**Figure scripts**
_____
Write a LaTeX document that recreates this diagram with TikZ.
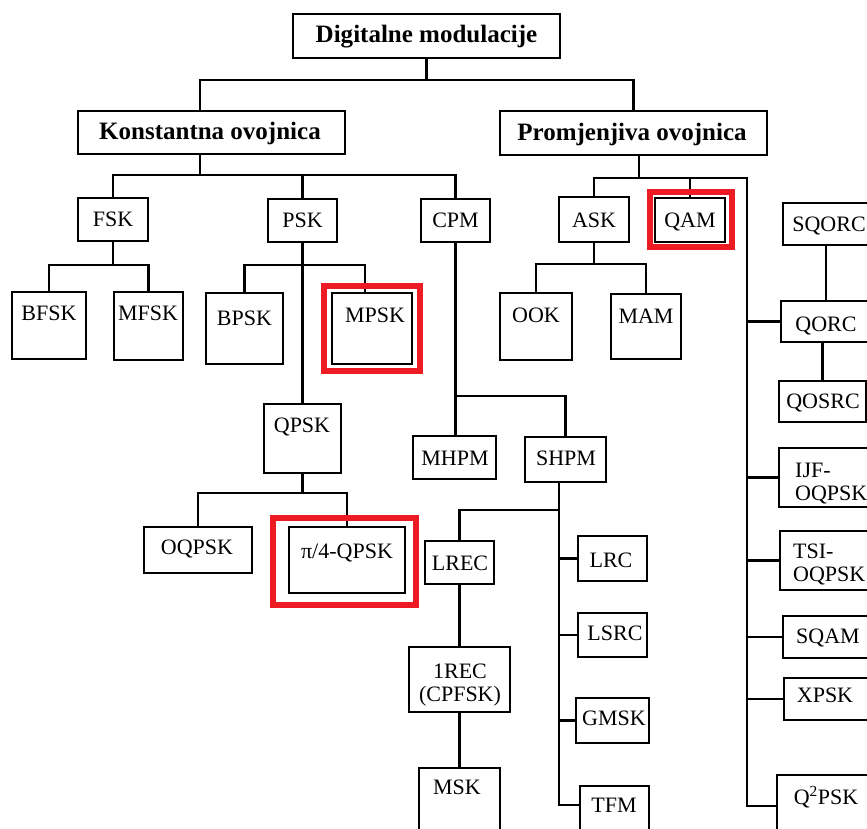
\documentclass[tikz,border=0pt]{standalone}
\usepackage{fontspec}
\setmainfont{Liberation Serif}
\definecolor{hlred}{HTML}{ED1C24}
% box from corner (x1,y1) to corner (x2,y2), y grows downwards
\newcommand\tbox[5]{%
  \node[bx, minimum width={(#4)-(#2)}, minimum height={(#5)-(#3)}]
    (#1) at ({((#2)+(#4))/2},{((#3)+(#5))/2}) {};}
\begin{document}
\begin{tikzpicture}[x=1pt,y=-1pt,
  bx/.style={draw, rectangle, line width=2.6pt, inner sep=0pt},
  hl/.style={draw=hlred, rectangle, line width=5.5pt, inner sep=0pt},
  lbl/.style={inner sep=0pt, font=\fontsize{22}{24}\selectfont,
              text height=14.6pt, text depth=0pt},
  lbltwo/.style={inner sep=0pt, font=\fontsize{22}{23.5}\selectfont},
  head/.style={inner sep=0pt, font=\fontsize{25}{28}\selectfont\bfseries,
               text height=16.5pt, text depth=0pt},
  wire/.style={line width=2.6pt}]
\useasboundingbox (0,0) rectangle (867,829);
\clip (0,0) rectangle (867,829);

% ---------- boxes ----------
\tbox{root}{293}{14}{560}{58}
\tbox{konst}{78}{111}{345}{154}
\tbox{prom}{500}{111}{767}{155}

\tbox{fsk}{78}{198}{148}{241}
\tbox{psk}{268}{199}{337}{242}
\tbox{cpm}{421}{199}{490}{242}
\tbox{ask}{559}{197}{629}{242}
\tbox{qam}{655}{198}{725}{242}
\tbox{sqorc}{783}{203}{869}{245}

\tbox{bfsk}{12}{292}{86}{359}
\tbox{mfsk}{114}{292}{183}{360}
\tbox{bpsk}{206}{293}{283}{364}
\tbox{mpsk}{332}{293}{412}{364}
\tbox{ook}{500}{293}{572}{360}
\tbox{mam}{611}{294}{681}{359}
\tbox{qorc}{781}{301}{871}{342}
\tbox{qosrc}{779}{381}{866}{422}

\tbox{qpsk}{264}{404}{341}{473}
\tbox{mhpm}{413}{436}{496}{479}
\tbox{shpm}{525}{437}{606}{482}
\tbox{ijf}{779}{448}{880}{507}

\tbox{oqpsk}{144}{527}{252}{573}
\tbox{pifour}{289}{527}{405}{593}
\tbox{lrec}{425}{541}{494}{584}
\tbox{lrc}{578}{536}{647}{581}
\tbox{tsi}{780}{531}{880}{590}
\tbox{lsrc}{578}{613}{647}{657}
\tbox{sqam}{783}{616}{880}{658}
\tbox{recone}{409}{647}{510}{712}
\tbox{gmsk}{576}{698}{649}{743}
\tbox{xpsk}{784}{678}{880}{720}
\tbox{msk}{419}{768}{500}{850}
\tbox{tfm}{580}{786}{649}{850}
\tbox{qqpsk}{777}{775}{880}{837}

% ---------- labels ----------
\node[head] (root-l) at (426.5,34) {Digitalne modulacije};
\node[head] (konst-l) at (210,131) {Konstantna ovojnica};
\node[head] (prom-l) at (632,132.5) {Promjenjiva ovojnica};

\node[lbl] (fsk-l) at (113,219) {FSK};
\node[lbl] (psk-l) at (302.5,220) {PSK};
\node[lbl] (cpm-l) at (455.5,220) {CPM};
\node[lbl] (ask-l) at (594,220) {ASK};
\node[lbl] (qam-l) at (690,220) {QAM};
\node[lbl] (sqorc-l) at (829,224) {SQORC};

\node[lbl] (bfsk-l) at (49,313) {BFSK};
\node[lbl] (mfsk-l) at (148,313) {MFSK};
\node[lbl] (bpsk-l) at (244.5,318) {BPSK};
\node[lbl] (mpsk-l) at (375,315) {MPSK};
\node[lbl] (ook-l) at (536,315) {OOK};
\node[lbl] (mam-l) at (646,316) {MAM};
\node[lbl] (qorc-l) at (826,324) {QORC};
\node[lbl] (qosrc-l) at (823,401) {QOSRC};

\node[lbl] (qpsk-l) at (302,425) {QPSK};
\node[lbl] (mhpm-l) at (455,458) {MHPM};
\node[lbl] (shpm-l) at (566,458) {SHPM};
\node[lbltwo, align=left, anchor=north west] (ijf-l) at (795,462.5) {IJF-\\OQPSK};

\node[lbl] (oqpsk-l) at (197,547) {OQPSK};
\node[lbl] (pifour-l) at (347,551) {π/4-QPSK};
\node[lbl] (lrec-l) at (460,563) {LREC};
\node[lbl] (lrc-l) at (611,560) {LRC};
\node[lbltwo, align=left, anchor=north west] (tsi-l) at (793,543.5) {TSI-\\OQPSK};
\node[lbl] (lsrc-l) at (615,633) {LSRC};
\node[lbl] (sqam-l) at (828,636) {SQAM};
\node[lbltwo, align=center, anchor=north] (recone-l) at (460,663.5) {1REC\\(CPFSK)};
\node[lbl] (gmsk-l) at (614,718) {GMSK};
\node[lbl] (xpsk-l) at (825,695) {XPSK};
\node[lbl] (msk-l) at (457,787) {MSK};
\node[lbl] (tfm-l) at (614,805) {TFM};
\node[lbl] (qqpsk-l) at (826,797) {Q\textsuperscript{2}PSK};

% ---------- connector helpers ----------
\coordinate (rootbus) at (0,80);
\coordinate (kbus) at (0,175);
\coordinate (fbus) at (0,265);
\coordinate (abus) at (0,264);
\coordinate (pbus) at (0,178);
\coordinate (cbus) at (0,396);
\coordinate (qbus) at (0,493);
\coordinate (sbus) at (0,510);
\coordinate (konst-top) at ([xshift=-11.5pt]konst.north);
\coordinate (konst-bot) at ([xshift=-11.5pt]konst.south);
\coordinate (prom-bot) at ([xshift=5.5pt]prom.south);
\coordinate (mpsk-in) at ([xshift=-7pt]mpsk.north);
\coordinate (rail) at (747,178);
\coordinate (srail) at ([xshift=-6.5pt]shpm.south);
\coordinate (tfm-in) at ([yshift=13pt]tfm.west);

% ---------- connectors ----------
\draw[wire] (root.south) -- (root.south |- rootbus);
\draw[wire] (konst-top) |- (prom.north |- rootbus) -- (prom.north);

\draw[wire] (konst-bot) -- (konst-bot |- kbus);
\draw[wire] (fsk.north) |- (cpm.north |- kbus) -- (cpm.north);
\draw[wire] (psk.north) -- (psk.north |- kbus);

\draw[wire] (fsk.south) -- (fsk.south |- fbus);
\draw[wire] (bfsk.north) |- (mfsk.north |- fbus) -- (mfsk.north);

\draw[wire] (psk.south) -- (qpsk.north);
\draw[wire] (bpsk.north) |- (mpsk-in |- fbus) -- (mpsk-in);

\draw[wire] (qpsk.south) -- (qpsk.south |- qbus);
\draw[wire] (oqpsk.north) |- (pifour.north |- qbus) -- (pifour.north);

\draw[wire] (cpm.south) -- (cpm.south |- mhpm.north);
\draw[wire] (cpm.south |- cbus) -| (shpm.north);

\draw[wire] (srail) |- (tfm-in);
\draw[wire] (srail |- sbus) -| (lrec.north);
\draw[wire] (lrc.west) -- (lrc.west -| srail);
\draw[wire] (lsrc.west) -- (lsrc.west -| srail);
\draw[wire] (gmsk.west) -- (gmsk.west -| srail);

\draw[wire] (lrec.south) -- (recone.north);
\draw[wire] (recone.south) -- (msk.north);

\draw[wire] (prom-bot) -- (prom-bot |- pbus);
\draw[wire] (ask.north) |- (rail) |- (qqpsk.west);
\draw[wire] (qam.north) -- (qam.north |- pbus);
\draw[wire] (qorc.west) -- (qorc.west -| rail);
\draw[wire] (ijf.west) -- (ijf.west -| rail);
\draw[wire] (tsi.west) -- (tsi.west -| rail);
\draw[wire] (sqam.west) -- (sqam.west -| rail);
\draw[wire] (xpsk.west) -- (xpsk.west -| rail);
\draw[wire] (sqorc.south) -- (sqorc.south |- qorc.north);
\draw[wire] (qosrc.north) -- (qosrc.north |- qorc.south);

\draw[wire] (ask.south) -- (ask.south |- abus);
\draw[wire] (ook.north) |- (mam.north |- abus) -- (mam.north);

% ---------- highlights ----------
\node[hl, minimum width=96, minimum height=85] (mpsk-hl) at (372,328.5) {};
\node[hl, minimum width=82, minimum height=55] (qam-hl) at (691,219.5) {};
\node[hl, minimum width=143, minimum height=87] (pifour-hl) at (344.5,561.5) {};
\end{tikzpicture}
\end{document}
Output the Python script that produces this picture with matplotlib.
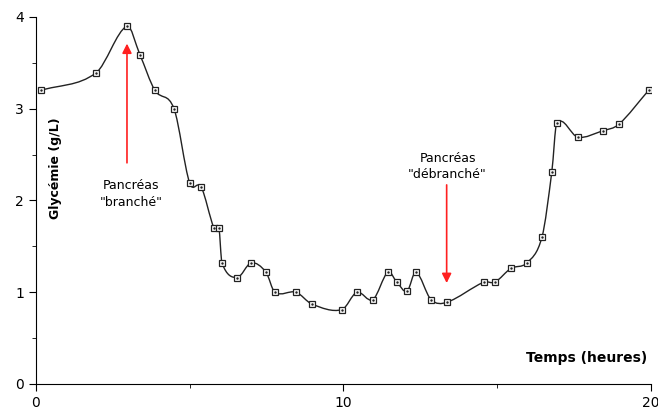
_____
**What the task requires**
Pull out all lines of the data with the string "that".

**Result of this exercise**
Write a LaTeX document that recreates this diagram with TikZ.
Output the Python script that produces this picture with matplotlib.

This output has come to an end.